## Input
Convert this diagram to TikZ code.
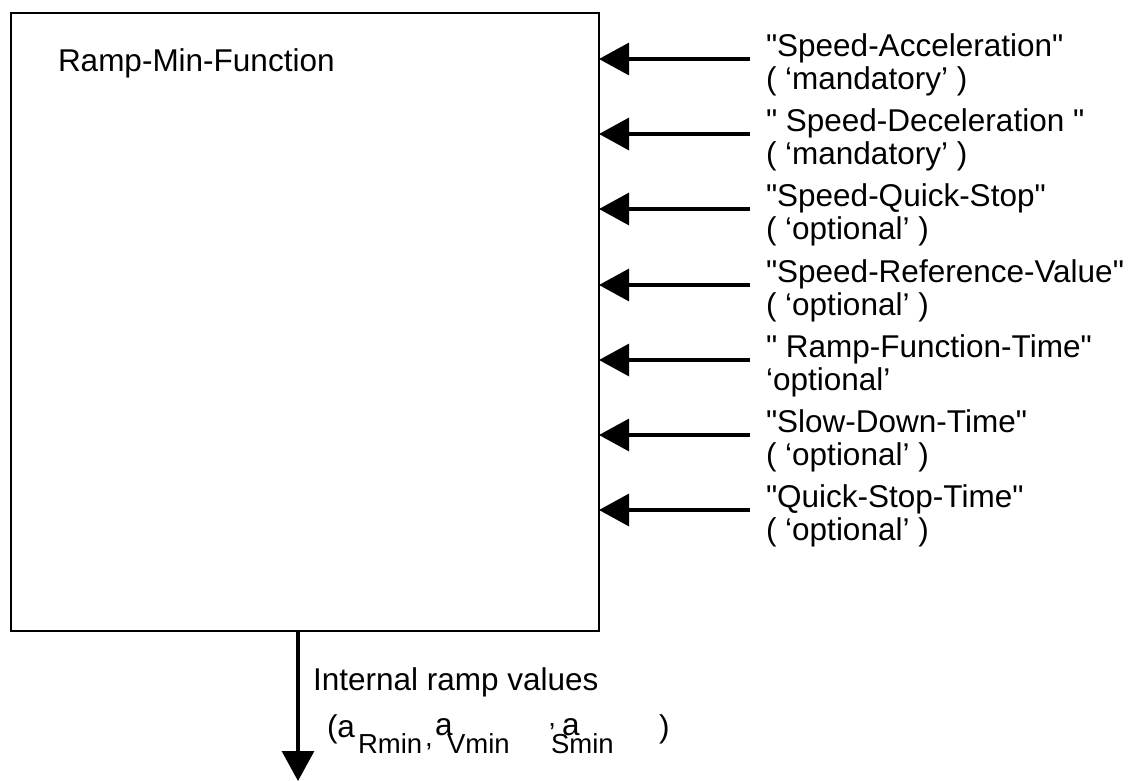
\documentclass[tikz,border=0pt]{standalone}
\usepackage{fontspec}
\setmainfont{Liberation Sans}
\usetikzlibrary{arrows.meta}
\newcommand{\dq}{\textquotedbl}
\tikzset{
  lbl/.style={anchor=base west, inner sep=0pt, outer sep=0pt, font=\fontsize{31.5}{34}\selectfont},
  sub/.style={anchor=base west, inner sep=0pt, outer sep=0pt, font=\fontsize{27.5}{30}\selectfont},
  inarrow/.style={line width=3.2pt, -{Triangle[length=30pt,width=32pt]}},
  boxstyle/.style={draw, line width=2.8pt, inner sep=0pt, outer sep=0pt, anchor=north west,
    minimum width=588pt, minimum height=618pt}
}
\begin{document}
\begin{tikzpicture}[x=1pt,y=-1pt]
\useasboundingbox (0,0) rectangle (1133,781);
\node[boxstyle] (box) at (11,13) {};
\node[lbl] (title) at (58,72) {Ramp-Min-Function};
% input arrows
\foreach \i/\y in {1/59,2/134,3/209,4/285,5/360,6/435,7/510}{
  \coordinate (s\i) at (750,\y);
  \draw[inarrow] (s\i) -- (s\i -| box.east);
}
\node[lbl] (a1) at (766,56.5) {\dq Speed-Acceleration\dq};
\node[lbl] (b1) at (766,89.5) {( ‘mandatory’ )};
\node[lbl] (a2) at (766,131.5) {\dq{} Speed-Deceleration \dq};
\node[lbl] (b2) at (766,164.5) {( ‘mandatory’ )};
\node[lbl] (a3) at (766,206.5) {\dq Speed-Quick-Stop\dq};
\node[lbl] (b3) at (766,239.5) {( ‘optional’ )};
\node[lbl] (a4) at (766,282.5) {\dq Speed-Reference-Value\dq};
\node[lbl] (b4) at (766,315.5) {( ‘optional’ )};
\node[lbl] (a5) at (766,357.5) {\dq{} Ramp-Function-Time\dq};
\node[lbl] (b5) at (766,390.5) {‘optional’};
\node[lbl] (a6) at (766,432.5) {\dq Slow-Down-Time\dq};
\node[lbl] (b6) at (766,465.5) {( ‘optional’ )};
\node[lbl] (a7) at (766,507.5) {\dq Quick-Stop-Time\dq};
\node[lbl] (b7) at (766,540.5) {( ‘optional’ )};
% output arrow
\coordinate (oe) at (298,781);
\coordinate (os) at (box.south -| oe);
\draw[inarrow] (os) -- (oe);
\node[lbl] (out) at (313,690) {Internal ramp values};
\node[lbl] (p1) at (327,737) {(a};
\node[sub] (r1) at (358,753) {Rmin};
\node[sub] (c1) at (425,746) {,};
\node[lbl] (p2) at (435,735) {a};
\node[sub] (r2) at (447,753) {Vmin};
\node[sub] (c2) at (549,742) {’};
\node[sub] (r3) at (551,753) {Smin};
\node[lbl] (p3) at (562,735) {a};
\node[lbl] (p4) at (659,737) {)};
\end{tikzpicture}
\end{document}
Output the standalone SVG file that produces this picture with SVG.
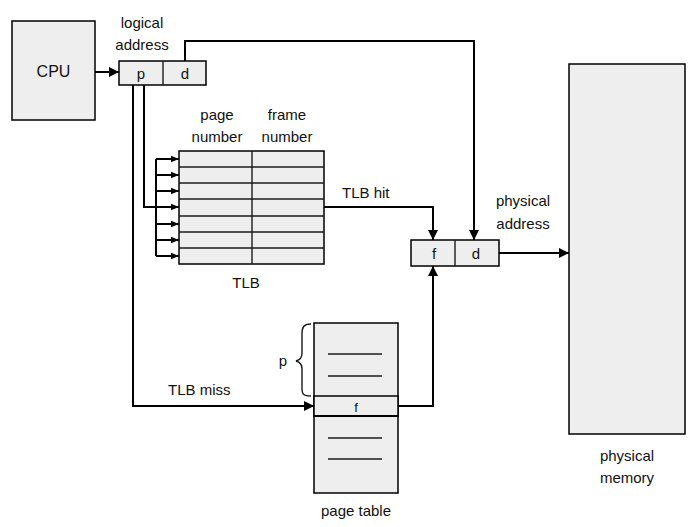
<svg xmlns="http://www.w3.org/2000/svg" width="693" height="527" viewBox="0 0 693 527">
<defs>
<marker id="ah" viewBox="0 0 10 10" refX="10" refY="5" markerWidth="10" markerHeight="10" markerUnits="userSpaceOnUse" orient="auto">
<path d="M0,0 L10,5 L0,10 z" fill="#000"/>
</marker>
<marker id="ahs" viewBox="0 0 10 10" refX="10" refY="5" markerWidth="8" markerHeight="8" markerUnits="userSpaceOnUse" orient="auto">
<path d="M0,1 L10,5 L0,9 z" fill="#000"/>
</marker>
</defs>
<style>
.box{fill:#eeeeee;stroke:#000;stroke-width:1.5}
.thin{stroke:#1a1a1a;stroke-width:1.4;fill:none}
.conn{stroke:#000;stroke-width:2;fill:none}
text{font-family:"Liberation Sans",Arial,sans-serif;font-size:15px;fill:#111}
.c{text-anchor:middle}
</style>
<rect width="693" height="527" fill="#fff"/>
<g id="cpu">
<rect class="box" x="12" y="21" width="83" height="99"/>
<text class="c" x="53.5" y="77" style="font-size:16px">CPU</text>
</g>
<g id="logical-address">
<rect class="box" x="119" y="61" width="87" height="24"/>
<line class="thin" x1="163" y1="61" x2="163" y2="85"/>
<text class="c" x="141" y="79">p</text>
<text class="c" x="185" y="79">d</text>
<text class="c" x="142" y="28">logical</text>
<text class="c" x="142" y="50">address</text>
</g>
<g id="tlb">
<rect class="box" x="179" y="151" width="145" height="113"/>
<line class="thin" x1="252" y1="151" x2="252" y2="264"/>
<g class="thin">
<line x1="179" y1="167" x2="324" y2="167"/>
<line x1="179" y1="183" x2="324" y2="183"/>
<line x1="179" y1="199" x2="324" y2="199"/>
<line x1="179" y1="216" x2="324" y2="216"/>
<line x1="179" y1="232" x2="324" y2="232"/>
<line x1="179" y1="248" x2="324" y2="248"/>
</g>
<text class="c" x="217" y="120">page</text>
<text class="c" x="217" y="142">number</text>
<text class="c" x="287" y="120">frame</text>
<text class="c" x="287" y="142">number</text>
<text class="c" x="246" y="288">TLB</text>
</g>
<g id="physical-address">
<rect class="box" x="411" y="240" width="88" height="26"/>
<line class="thin" x1="455" y1="240" x2="455" y2="266"/>
<text class="c" x="434" y="259">f</text>
<text class="c" x="476" y="259">d</text>
<text class="c" x="523" y="206">physical</text>
<text class="c" x="523" y="229">address</text>
</g>
<g id="physical-memory">
<rect class="box" x="569" y="64" width="116" height="370"/>
<text class="c" x="627" y="461">physical</text>
<text class="c" x="627" y="483">memory</text>
</g>
<g id="page-table">
<rect class="box" x="314" y="323" width="84" height="170"/>
<rect class="box" x="314" y="396" width="84" height="20"/>
<line x1="314" y1="416" x2="398" y2="416" stroke="#000" stroke-width="2"/>
<g class="thin">
<line x1="328" y1="354" x2="382" y2="354"/>
<line x1="328" y1="376" x2="382" y2="376"/>
<line x1="328" y1="438" x2="382" y2="438"/>
<line x1="328" y1="459" x2="382" y2="459"/>
</g>
<text class="c" x="356" y="412" style="font-size:13px">f</text>
<path class="thin" d="M311,324 C303,324 302,328 302,334 L302,353 C302,358 300,360 296,361 C300,362 302,364 302,369 L302,388 C302,394 303,396 311,396"/>
<text class="c" x="283" y="366">p</text>
<text class="c" x="356" y="516">page table</text>
</g>
<g id="connectors">
<path class="conn" d="M95,72 L119,72" marker-end="url(#ah)"/>
<path class="conn" d="M185,61 L185,41 L474,41 L474,240" marker-end="url(#ah)"/>
<path class="conn" d="M144,85 L144,207 L156,207"/>
<path class="conn" d="M156,159 L156,256"/>
<g class="conn">
<path d="M156,159 L179,159" marker-end="url(#ahs)"/>
<path d="M156,175 L179,175" marker-end="url(#ahs)"/>
<path d="M156,191 L179,191" marker-end="url(#ahs)"/>
<path d="M156,207 L179,207" marker-end="url(#ahs)"/>
<path d="M156,224 L179,224" marker-end="url(#ahs)"/>
<path d="M156,240 L179,240" marker-end="url(#ahs)"/>
<path d="M156,256 L179,256" marker-end="url(#ahs)"/>
</g>
<path class="conn" d="M324,207 L433,207 L433,240" marker-end="url(#ah)"/>
<path class="conn" d="M133,85 L133,406 L314,406" marker-end="url(#ah)"/>
<path class="conn" d="M398,406 L433,406 L433,266" marker-end="url(#ah)"/>
<path class="conn" d="M499,253 L569,253" marker-end="url(#ah)"/>
<text x="342" y="198">TLB hit</text>
<text x="168" y="395">TLB miss</text>
</g>
</svg>
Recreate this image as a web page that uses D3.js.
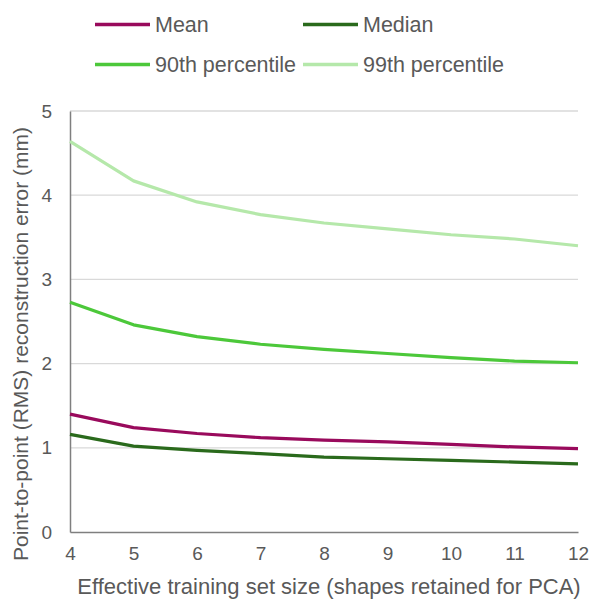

## Exercise requirements
Without the pictures, restate all the entries above exactly.

## Output of the exercise
Convert this diagram to TikZ code.
\documentclass[tikz,border=0pt]{standalone}
\usepackage{fontspec}
\setmainfont{Liberation Sans}
\usetikzlibrary{arrows.meta}
\newcommand{\dq}{\textquotedbl}
\tikzset{
  lbl/.style={anchor=base west, inner sep=0pt, outer sep=0pt, font=\fontsize{31.5}{34}\selectfont},
  sub/.style={anchor=base west, inner sep=0pt, outer sep=0pt, font=\fontsize{27.5}{30}\selectfont},
  inarrow/.style={line width=3.2pt, -{Triangle[length=30pt,width=32pt]}},
  boxstyle/.style={draw, line width=2.8pt, inner sep=0pt, outer sep=0pt, anchor=north west,
    minimum width=588pt, minimum height=618pt}
}
\begin{document}
\begin{tikzpicture}[x=1pt,y=-1pt]
\useasboundingbox (0,0) rectangle (1133,781);
\node[boxstyle] (box) at (11,13) {};
\node[lbl] (title) at (58,72) {Ramp-Min-Function};
% input arrows
\foreach \i/\y in {1/59,2/134,3/209,4/285,5/360,6/435,7/510}{
  \coordinate (s\i) at (750,\y);
  \draw[inarrow] (s\i) -- (s\i -| box.east);
}
\node[lbl] (a1) at (766,56.5) {\dq Speed-Acceleration\dq};
\node[lbl] (b1) at (766,89.5) {( ‘mandatory’ )};
\node[lbl] (a2) at (766,131.5) {\dq{} Speed-Deceleration \dq};
\node[lbl] (b2) at (766,164.5) {( ‘mandatory’ )};
\node[lbl] (a3) at (766,206.5) {\dq Speed-Quick-Stop\dq};
\node[lbl] (b3) at (766,239.5) {( ‘optional’ )};
\node[lbl] (a4) at (766,282.5) {\dq Speed-Reference-Value\dq};
\node[lbl] (b4) at (766,315.5) {( ‘optional’ )};
\node[lbl] (a5) at (766,357.5) {\dq{} Ramp-Function-Time\dq};
\node[lbl] (b5) at (766,390.5) {‘optional’};
\node[lbl] (a6) at (766,432.5) {\dq Slow-Down-Time\dq};
\node[lbl] (b6) at (766,465.5) {( ‘optional’ )};
\node[lbl] (a7) at (766,507.5) {\dq Quick-Stop-Time\dq};
\node[lbl] (b7) at (766,540.5) {( ‘optional’ )};
% output arrow
\coordinate (oe) at (298,781);
\coordinate (os) at (box.south -| oe);
\draw[inarrow] (os) -- (oe);
\node[lbl] (out) at (313,690) {Internal ramp values};
\node[lbl] (p1) at (327,737) {(a};
\node[sub] (r1) at (358,753) {Rmin};
\node[sub] (c1) at (425,746) {,};
\node[lbl] (p2) at (435,735) {a};
\node[sub] (r2) at (447,753) {Vmin};
\node[sub] (c2) at (549,742) {’};
\node[sub] (r3) at (551,753) {Smin};
\node[lbl] (p3) at (562,735) {a};
\node[lbl] (p4) at (659,737) {)};
\end{tikzpicture}
\end{document}
Output the standalone SVG file that produces this picture with SVG.
<svg xmlns="http://www.w3.org/2000/svg" width="693" height="527" viewBox="0 0 693 527">
<defs>
<marker id="ah" viewBox="0 0 10 10" refX="10" refY="5" markerWidth="10" markerHeight="10" markerUnits="userSpaceOnUse" orient="auto">
<path d="M0,0 L10,5 L0,10 z" fill="#000"/>
</marker>
<marker id="ahs" viewBox="0 0 10 10" refX="10" refY="5" markerWidth="8" markerHeight="8" markerUnits="userSpaceOnUse" orient="auto">
<path d="M0,1 L10,5 L0,9 z" fill="#000"/>
</marker>
</defs>
<style>
.box{fill:#eeeeee;stroke:#000;stroke-width:1.5}
.thin{stroke:#1a1a1a;stroke-width:1.4;fill:none}
.conn{stroke:#000;stroke-width:2;fill:none}
text{font-family:"Liberation Sans",Arial,sans-serif;font-size:15px;fill:#111}
.c{text-anchor:middle}
</style>
<rect width="693" height="527" fill="#fff"/>
<g id="cpu">
<rect class="box" x="12" y="21" width="83" height="99"/>
<text class="c" x="53.5" y="77" style="font-size:16px">CPU</text>
</g>
<g id="logical-address">
<rect class="box" x="119" y="61" width="87" height="24"/>
<line class="thin" x1="163" y1="61" x2="163" y2="85"/>
<text class="c" x="141" y="79">p</text>
<text class="c" x="185" y="79">d</text>
<text class="c" x="142" y="28">logical</text>
<text class="c" x="142" y="50">address</text>
</g>
<g id="tlb">
<rect class="box" x="179" y="151" width="145" height="113"/>
<line class="thin" x1="252" y1="151" x2="252" y2="264"/>
<g class="thin">
<line x1="179" y1="167" x2="324" y2="167"/>
<line x1="179" y1="183" x2="324" y2="183"/>
<line x1="179" y1="199" x2="324" y2="199"/>
<line x1="179" y1="216" x2="324" y2="216"/>
<line x1="179" y1="232" x2="324" y2="232"/>
<line x1="179" y1="248" x2="324" y2="248"/>
</g>
<text class="c" x="217" y="120">page</text>
<text class="c" x="217" y="142">number</text>
<text class="c" x="287" y="120">frame</text>
<text class="c" x="287" y="142">number</text>
<text class="c" x="246" y="288">TLB</text>
</g>
<g id="physical-address">
<rect class="box" x="411" y="240" width="88" height="26"/>
<line class="thin" x1="455" y1="240" x2="455" y2="266"/>
<text class="c" x="434" y="259">f</text>
<text class="c" x="476" y="259">d</text>
<text class="c" x="523" y="206">physical</text>
<text class="c" x="523" y="229">address</text>
</g>
<g id="physical-memory">
<rect class="box" x="569" y="64" width="116" height="370"/>
<text class="c" x="627" y="461">physical</text>
<text class="c" x="627" y="483">memory</text>
</g>
<g id="page-table">
<rect class="box" x="314" y="323" width="84" height="170"/>
<rect class="box" x="314" y="396" width="84" height="20"/>
<line x1="314" y1="416" x2="398" y2="416" stroke="#000" stroke-width="2"/>
<g class="thin">
<line x1="328" y1="354" x2="382" y2="354"/>
<line x1="328" y1="376" x2="382" y2="376"/>
<line x1="328" y1="438" x2="382" y2="438"/>
<line x1="328" y1="459" x2="382" y2="459"/>
</g>
<text class="c" x="356" y="412" style="font-size:13px">f</text>
<path class="thin" d="M311,324 C303,324 302,328 302,334 L302,353 C302,358 300,360 296,361 C300,362 302,364 302,369 L302,388 C302,394 303,396 311,396"/>
<text class="c" x="283" y="366">p</text>
<text class="c" x="356" y="516">page table</text>
</g>
<g id="connectors">
<path class="conn" d="M95,72 L119,72" marker-end="url(#ah)"/>
<path class="conn" d="M185,61 L185,41 L474,41 L474,240" marker-end="url(#ah)"/>
<path class="conn" d="M144,85 L144,207 L156,207"/>
<path class="conn" d="M156,159 L156,256"/>
<g class="conn">
<path d="M156,159 L179,159" marker-end="url(#ahs)"/>
<path d="M156,175 L179,175" marker-end="url(#ahs)"/>
<path d="M156,191 L179,191" marker-end="url(#ahs)"/>
<path d="M156,207 L179,207" marker-end="url(#ahs)"/>
<path d="M156,224 L179,224" marker-end="url(#ahs)"/>
<path d="M156,240 L179,240" marker-end="url(#ahs)"/>
<path d="M156,256 L179,256" marker-end="url(#ahs)"/>
</g>
<path class="conn" d="M324,207 L433,207 L433,240" marker-end="url(#ah)"/>
<path class="conn" d="M133,85 L133,406 L314,406" marker-end="url(#ah)"/>
<path class="conn" d="M398,406 L433,406 L433,266" marker-end="url(#ah)"/>
<path class="conn" d="M499,253 L569,253" marker-end="url(#ah)"/>
<text x="342" y="198">TLB hit</text>
<text x="168" y="395">TLB miss</text>
</g>
</svg>
Recreate this image as a web page that uses D3.js.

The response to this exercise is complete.